Charles Darwin cited the Bencao Gangmu twice in The Variation of Animals and Plants under Domestication (1868), using Li's observations on the domestic goldfish and on the diversity of cultivated plants as evidence for his arguments about artificial selection. Darwin's citations are an index of the text's reputation in Victorian scientific circles: he had access to a French translation (by Stanislas Julien, 1855) and treated it as a reliable source of natural historical data. The Bencao Gangmu is thus one of the relatively rare pre-modern non-European texts to have had a documented influence on the development of Western evolutionary biology.

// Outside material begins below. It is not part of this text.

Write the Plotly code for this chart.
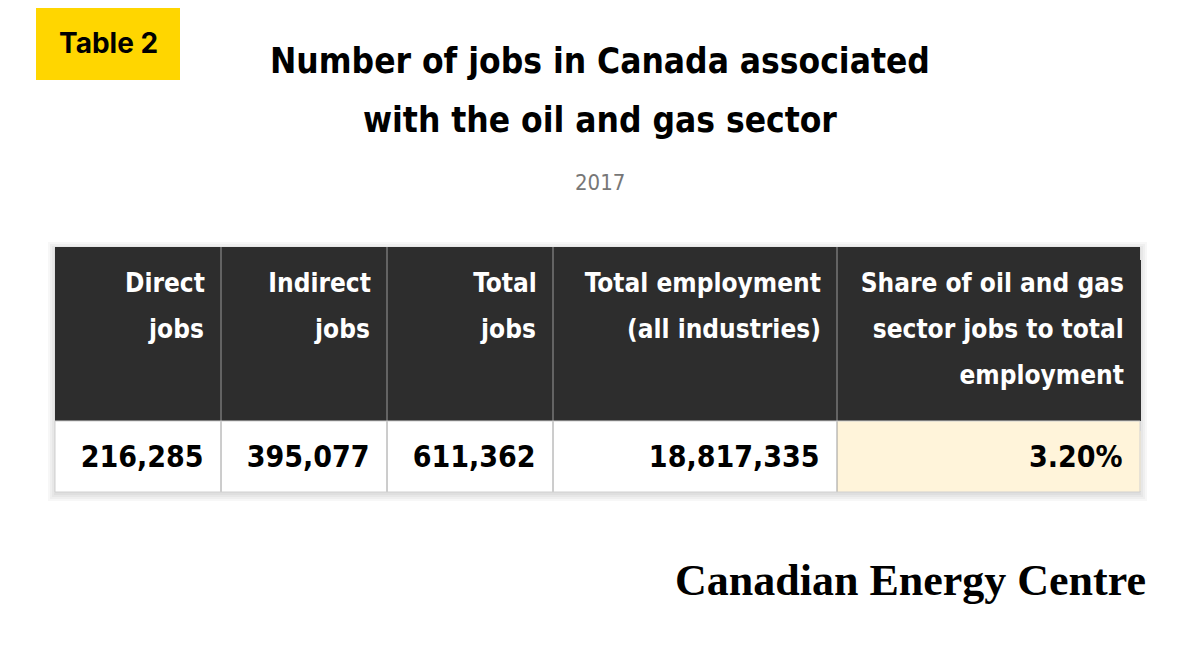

In the twentieth century the text has been the starting point for multiple pharmaceutical discoveries beyond artemisinin: compounds derived from plants documented by Li include huperzine A (from club moss, now in clinical trials for Alzheimer's disease), berberine (from coptis rhizome, documented antibacterial and anti-diabetic properties), and triptolide (from thunder god vine, under investigation as an anti-inflammatory and anti-cancer agent). The Bencao Gangmu functions, in this respect, as a pre-screened library of bioactive compounds: two thousand years of clinical observation have identified which plants produce physiologically significant effects; the task of modern pharmacology is to identify which effects are real, which mechanisms produce them, and whether they can be isolated and standardized.
Materia medica — the traditional term for the pharmacological literature and its subject matter. 本 means "root" or "basis"; 草 means "grass/herb." Together they originally referred to herbal medicine specifically, then expanded to cover the full range of medicinal substances: minerals, animal products, and foods. The entire genre of Chinese pharmacopoeias is called the 本草 tradition.
Ruler, minister, assistant, envoy — the four functional roles within a compound herbal formula. The 君 drug addresses the primary condition; the 臣 supports or amplifies it; the 佐 moderates harsh effects or treats secondary symptoms; the 使 guides the formula to the target organ and harmonizes the combination. This hierarchy organizes Chinese herbal prescription to the present day.
Four temperatures and five flavors — the two-axis system for classifying drug properties. The four temperatures: cold (寒), cool (凉), warm (温), hot (热). The five flavors: sour (酸), bitter (苦), sweet (甘), pungent (辛), salty (咸). Each flavor has specific organ affinities and physiological effects. A drug's properties in this system determine which patterns it treats and how it is combined with other substances.
Toxicity — one of the key properties documented for each drug in the Bencao Gangmu. Li distinguished between non-toxic (无毒), slightly toxic (小毒), moderately toxic (有毒), and highly toxic (大毒) substances, with corresponding cautions about dosage, preparation, and contraindications. His willingness to classify substances as genuinely dangerous — including popular alchemical preparations — was one of his most important scientific contributions.